You could feel the anticipation in the air that night while walking around the lot, especially coming off such an incredible show the night before on the 4th. There were plenty of highlights scattered through the show including a rocking “Carini” to open the second set, a beautiful version of “Slave” to close out the second set and a “You Enjoy Myself” that really hit home.
However, collectively the show lacked any real consistency and the energy was sporadic. The band was still capable of finding peaks and pushing themselves creatively and they hit a nice stride with two of their classic numbers. The best combination of energy and consistency surfaced in the second set with a funk fueled “Piper” > “Fluffhead.”
Right out of the gates the band was strictly business and before the music hits the five-minute mark, Trey and Mike were already pushing each other to play faster and pump the song full of energy. This was foreshadowing for what would eventually clock in at just about over thirteen minutes of meandering improvisation for the books. The band held the crowd firmly in control and took the song to places unknown. Trey was using his wah peddle to lock in with the rest of the band, finding a pocket groove of rhythm to let the other band members take over. A series of delays and effects from Trey subsequently inspired Page and Mike to take turns at the helm where they each put a unique twist into the jam. Creeping up on the eleven-minute mark it was Fishman who notably shifted gears and his ability to keep up with Trey never ceases to amaze me.

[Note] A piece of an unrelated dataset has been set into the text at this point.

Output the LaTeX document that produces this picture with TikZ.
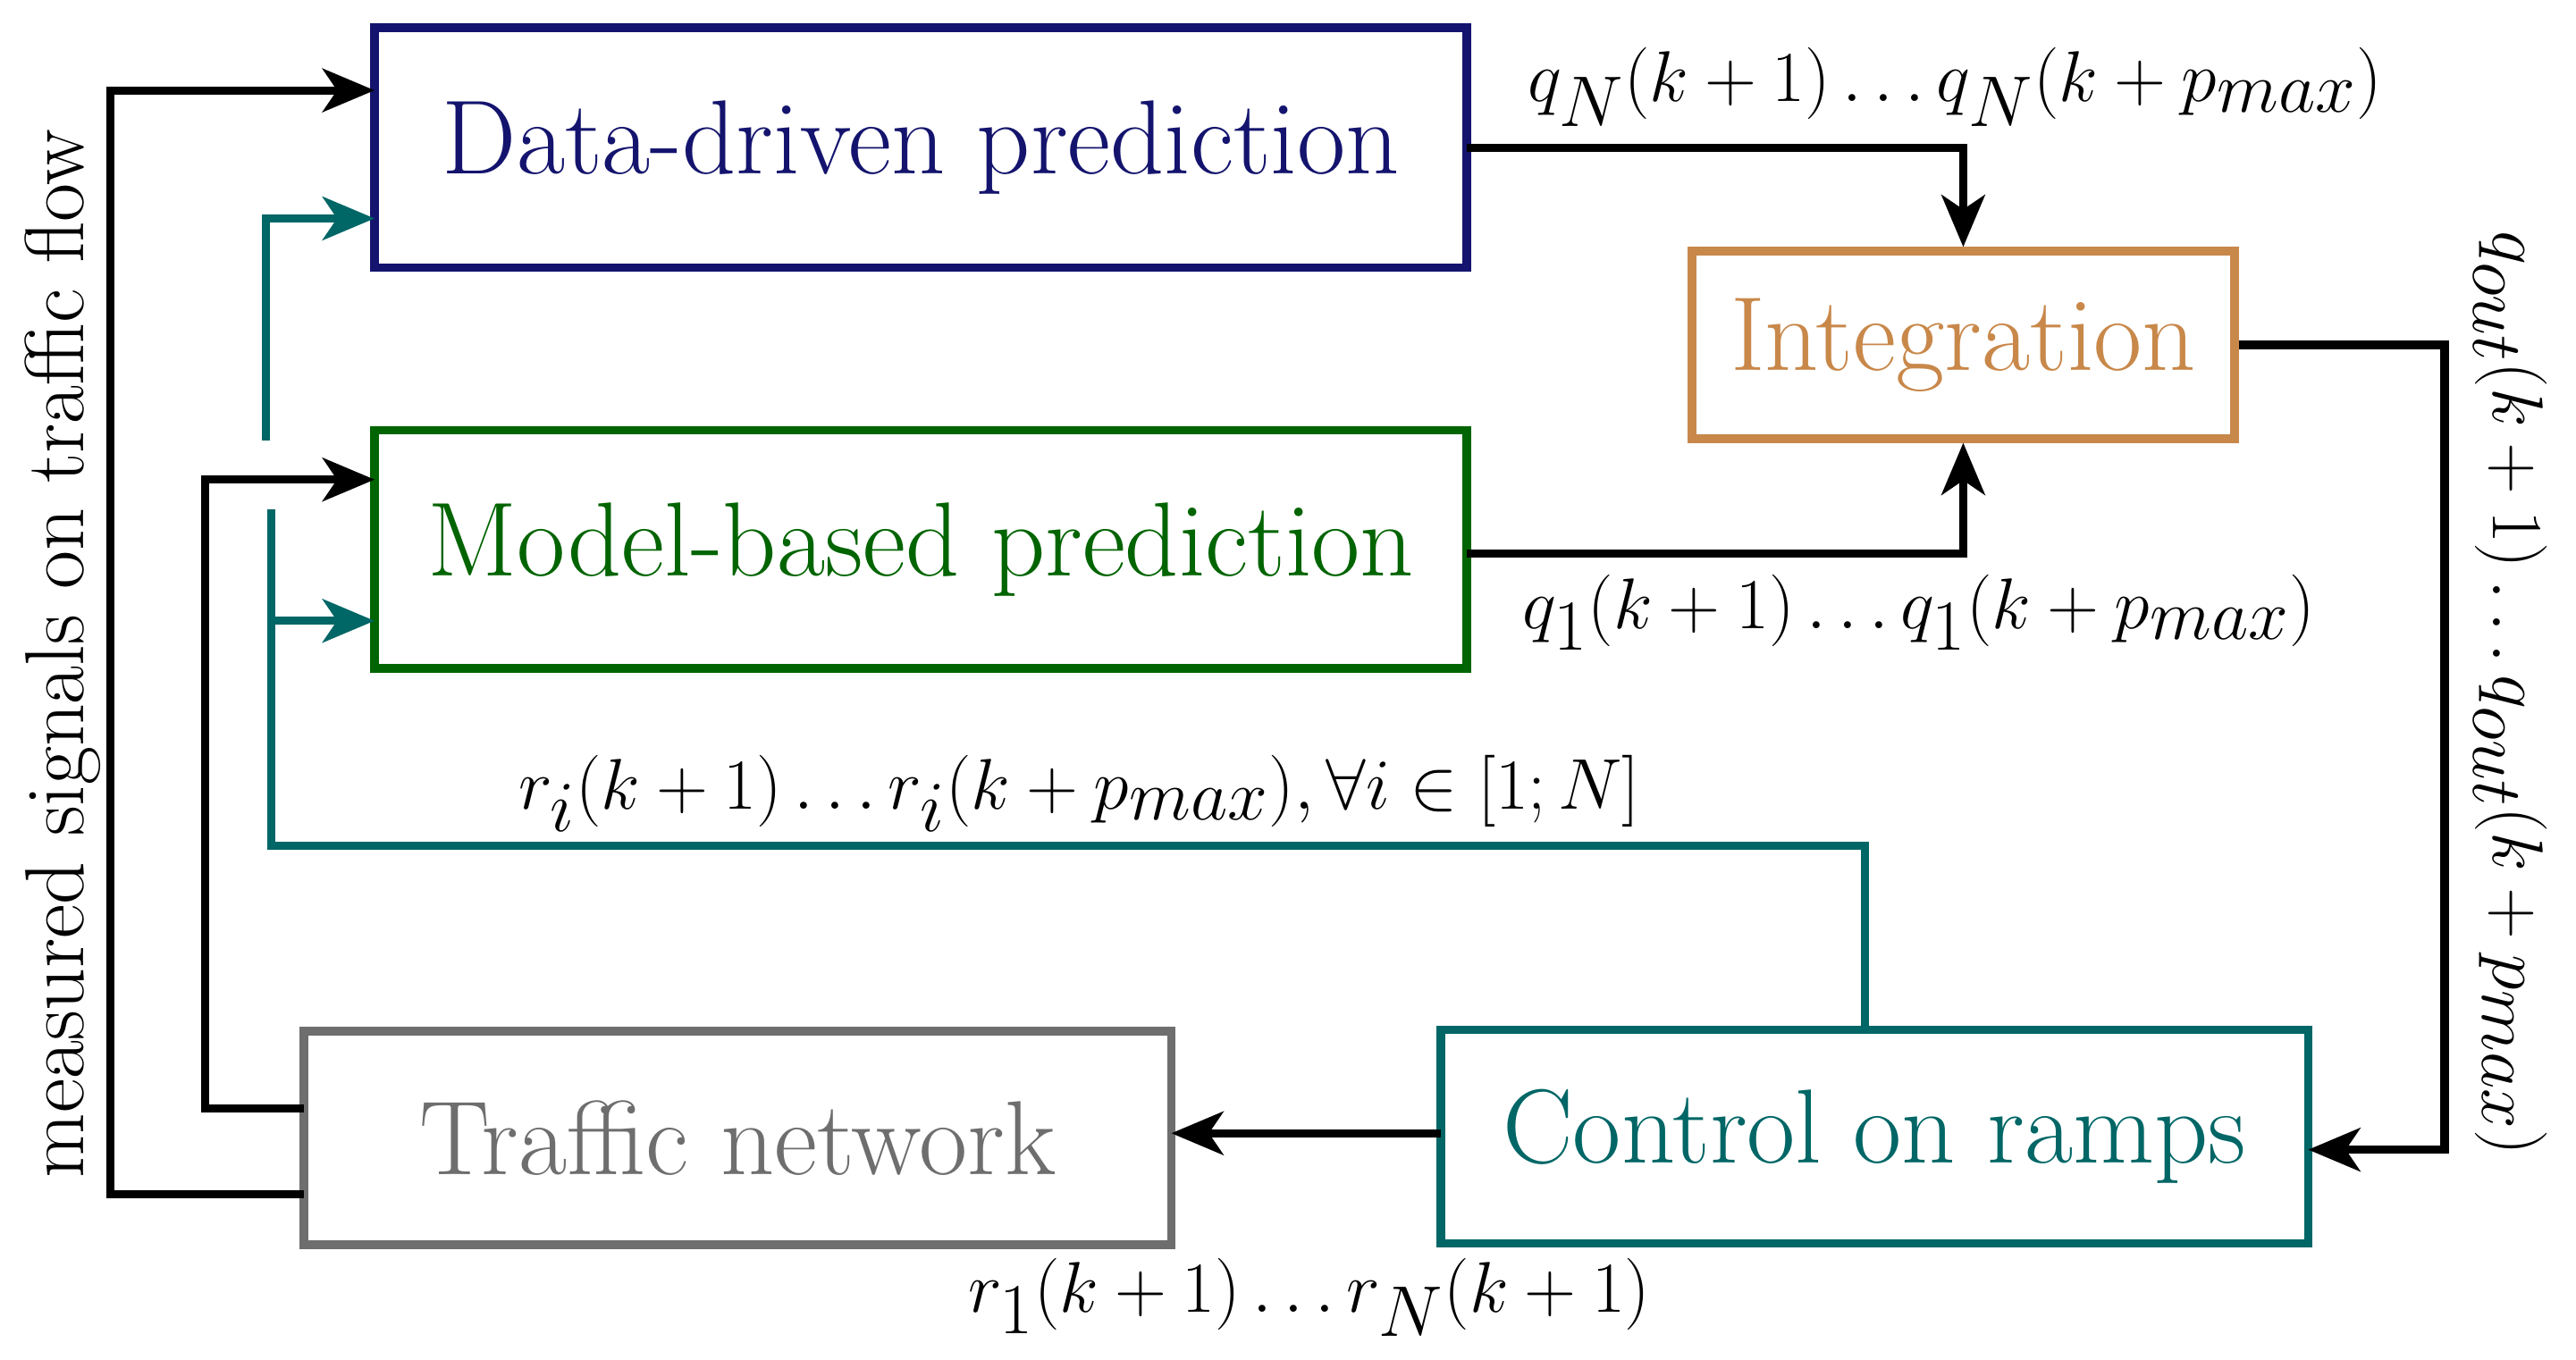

The band was firing from all cylinders as they hit a series of peaks overflowing with power. Fishman’s ability to create space in the jam inspired the other three to take more risks since they knew they’ll never be worried about leaving their drummer behind. The band demonstrated their sheer discipline as they stopped the music on a dime and dropped into what can only be described as something similar to a sop-go jam. The transition between songs took the air out of the crowd, but the opening notes of “Fluffhead” were welcomed with what felt like a collective sigh of relief. I love “Fluffhead” and this version was full of energy. Some “Fluffhead” connoisseurs could argue that some of the composed parts of the song were sloppy, but none of that matters when the band still finds the peaks and lays down the funk thickness in the jam. Page shined bright on this version and overall the band knocked this one out of the park, clocking in at over fourteen minuets. 2014 was a great year for Phish and they fully delivered an incredible three-night SPAC run that will surely be remembered for a long time to come.